Baiting systems using active ingredients such as moult (chitin synthesis) inhibitors, have become widely used in the control of termites affecting housing.  They are effective in eliminating colonies when used consistently over an extended period of time.  However, their application against termite pests in agriculture and plantation or urban forestry has not yet been widely developed or specifically tailored for the purpose.  They would almost certainly prove to be effective against subterranean pest species from among the lower termites, such as Reticulitermes and Coptotermes.  Systems specifically designed for the treatment of termites on trees will probably become available in the future, and will be a low-environmental-risk chemical method of control, because the chemicals can be targeted specifically at pest species of termites in baiting receptacles.  Bait systems have already been tested and have shown promising results against Reticulitermes santonensis in Paris, where city officials are also co-operating with the Centre National de la Recherche Scientifique (CNRS) in a pilot study to investigate colony and population structure using molecular and chemical markers.
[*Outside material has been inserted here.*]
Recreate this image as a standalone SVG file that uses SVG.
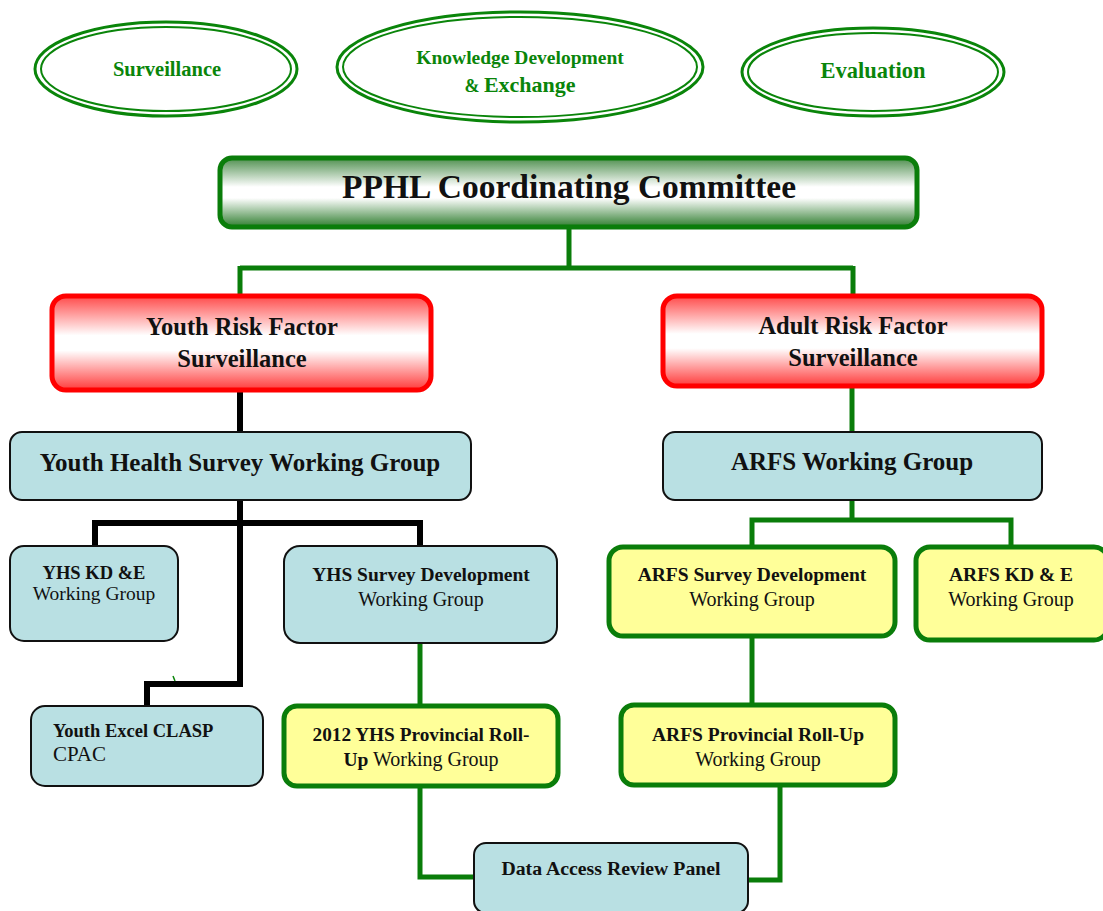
<svg xmlns="http://www.w3.org/2000/svg" width="1103" height="911" viewBox="0 0 1103 911">
<defs>
<linearGradient id="gGreen" x1="0" y1="0" x2="0" y2="1">
<stop offset="0" stop-color="#4f8f4f"/>
<stop offset="0.42" stop-color="#ffffff"/>
<stop offset="0.58" stop-color="#ffffff"/>
<stop offset="1" stop-color="#2f7d2f"/>
</linearGradient>
<linearGradient id="gRed" x1="0" y1="0" x2="0" y2="1">
<stop offset="0" stop-color="#ff4a4a"/>
<stop offset="0.42" stop-color="#ffffff"/>
<stop offset="0.58" stop-color="#ffffff"/>
<stop offset="1" stop-color="#ff3a3a"/>
</linearGradient>
</defs>
<style>
text{font-family:"Liberation Serif","Times New Roman",serif;text-anchor:middle;}
.oval-o{fill:#fff;stroke:#0a850a;stroke-width:3;}
.oval-i{fill:none;stroke:#0a850a;stroke-width:2;}
.ot{fill:#0a850a;font-weight:bold;}
.blue{fill:#b9e0e3;stroke:#111;stroke-width:2;}
.yel{fill:#ffff99;stroke:#0a7d0a;stroke-width:5;}
.redb{fill:url(#gRed);stroke:#ff0000;stroke-width:5;}
.grnb{fill:url(#gGreen);stroke:#0a7d0a;stroke-width:5;}
.b{font-weight:bold;fill:#111;}
.r{font-weight:normal;fill:#111;}
.cg{fill:none;stroke:#0a7d0a;stroke-width:5;}
.ck{fill:none;stroke:#000;stroke-width:6;}
</style>
<g id="connectors">
<path class="cg" d="M569,227 V268 M240,268 H853 M240,266 V295 M853,266 V295"/>
<path class="ck" d="M240,390 V432"/>
<path class="cg" d="M852,386 V432"/>
<path class="ck" d="M240,500 V684 H147 V706 M95,546 V523 H420 V546"/>
<path class="cg" d="M852,500 V520 M752,546 V520 H1011 V546"/>
<path class="cg" d="M420,643 V705"/>
<path class="cg" d="M752,637 V704"/>
<path class="cg" d="M420,786 V877 H474"/>
<path class="cg" d="M780,786 V880 H748"/>
<path d="M173,676 L175,681" stroke="#0a850a" stroke-width="1.5" fill="none"/>
</g>
<g id="oval-surveillance">
<ellipse class="oval-o" cx="166" cy="69" rx="131" ry="47"/>
<ellipse class="oval-i" cx="166" cy="69" rx="125" ry="42"/>
<text class="ot" x="167" y="76" font-size="20.5">Surveillance</text>
</g>
<g id="oval-kde">
<ellipse class="oval-o" cx="520" cy="67" rx="183" ry="55"/>
<ellipse class="oval-i" cx="520" cy="67" rx="177" ry="50"/>
<text class="ot" x="520" y="64" font-size="19.5">Knowledge Development</text>
<text class="ot" x="520" y="92"><tspan font-size="18">&amp; </tspan><tspan font-size="22">Exchange</tspan></text>
</g>
<g id="oval-evaluation">
<ellipse class="oval-o" cx="873" cy="72" rx="131" ry="44"/>
<ellipse class="oval-i" cx="873" cy="72" rx="125" ry="39"/>
<text class="ot" x="873" y="78" font-size="22.5">Evaluation</text>
</g>
<g id="pphl">
<rect class="grnb" x="220" y="158" width="697" height="69" rx="12"/>
<text class="b" x="569" y="198" font-size="33.5">PPHL Coordinating Committee</text>
</g>
<g id="youth-risk">
<rect class="redb" x="52" y="296" width="379" height="94" rx="14"/>
<text class="b" x="242" y="335" font-size="24.5">Youth Risk Factor</text>
<text class="b" x="242" y="367" font-size="24.5">Surveillance</text>
</g>
<g id="adult-risk">
<rect class="redb" x="663" y="296" width="379" height="90" rx="14"/>
<text class="b" x="853" y="334" font-size="24.5">Adult Risk Factor</text>
<text class="b" x="853" y="366" font-size="24.5">Surveillance</text>
</g>
<g id="yhs-wg">
<rect class="blue" x="10" y="432" width="461" height="68" rx="12"/>
<text class="b" x="240" y="471" font-size="25">Youth Health Survey Working Group</text>
</g>
<g id="arfs-wg">
<rect class="blue" x="663" y="432" width="379" height="68" rx="12"/>
<text class="b" x="852" y="470" font-size="25">ARFS Working Group</text>
</g>
<g id="yhs-kde">
<rect class="blue" x="10" y="546" width="168" height="95" rx="14"/>
<text class="b" x="94" y="579" font-size="18.5">YHS KD &amp;E</text>
<text class="r" x="94" y="600" font-size="19.5">Working Group</text>
</g>
<g id="yhs-survey-dev">
<rect class="blue" x="284" y="546" width="273" height="97" rx="16"/>
<text class="b" x="421" y="581" font-size="19.5">YHS Survey Development</text>
<text class="r" x="421" y="606" font-size="20">Working Group</text>
</g>
<g id="youth-excel">
<rect class="blue" x="31" y="706" width="232" height="80" rx="14"/>
<text class="b" x="53" y="737" font-size="18.5" style="text-anchor:start">Youth Excel CLASP</text>
<text class="r" x="53" y="761" font-size="21" style="text-anchor:start">CPAC</text>
</g>
<g id="yhs-rollup">
<rect class="yel" x="284" y="706" width="274" height="80" rx="13"/>
<text class="b" x="421" y="741" font-size="19.3">2012 YHS Provincial Roll-</text>
<text class="b" x="421" y="766" font-size="19.5">Up<tspan class="r" font-size="20"> Working Group</tspan></text>
</g>
<g id="arfs-survey-dev">
<rect class="yel" x="609" y="547" width="286" height="89" rx="14"/>
<text class="b" x="752" y="581" font-size="19.5">ARFS Survey Development</text>
<text class="r" x="752" y="606" font-size="20">Working Group</text>
</g>
<g id="arfs-kde">
<rect class="yel" x="916" y="547" width="192" height="93" rx="14"/>
<text class="b" x="1011" y="581" font-size="19.5">ARFS KD &amp; E</text>
<text class="r" x="1011" y="606" font-size="20">Working Group</text>
</g>
<g id="arfs-rollup">
<rect class="yel" x="621" y="705" width="274" height="80" rx="13"/>
<text class="b" x="758" y="741" font-size="19.5">ARFS Provincial Roll-Up</text>
<text class="r" x="758" y="766" font-size="20">Working Group</text>
</g>
<g id="darp">
<rect class="blue" x="474" y="843" width="274" height="70" rx="12"/>
<text class="b" x="611" y="875" font-size="19.8">Data Access Review Panel</text>
</g>
</svg>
Hopefully this knowledge will lead to a better understanding of the pest's invasion strategies and allow development of effective targeted control measures for Paris and other big cities.

Treatment of Soil and Seedlings with New Generation Insecticides

Soil treatment and the treatment of seedlings before transplanting have been used as classical methods of control and prevention of termite attack in forest plantations for many years.  These methods of control have a high environmental impact because of the large amounts of insecticides that have to be applied in open areas that are exposed to leaching.  In recent years, new generation insecticides that are active at very low doses have become available.  These chemicals generally also have a low toxicity to other life forms.  When chemical treatment is deemed necessary, such chemicals provide an environmentally preferable alternative to traditional chemicals.  Examples of these new generation insecticides are imidacloprid and fipronil.  However, before adopting a chemical means of control, alternative, traditional methods of control should be considered.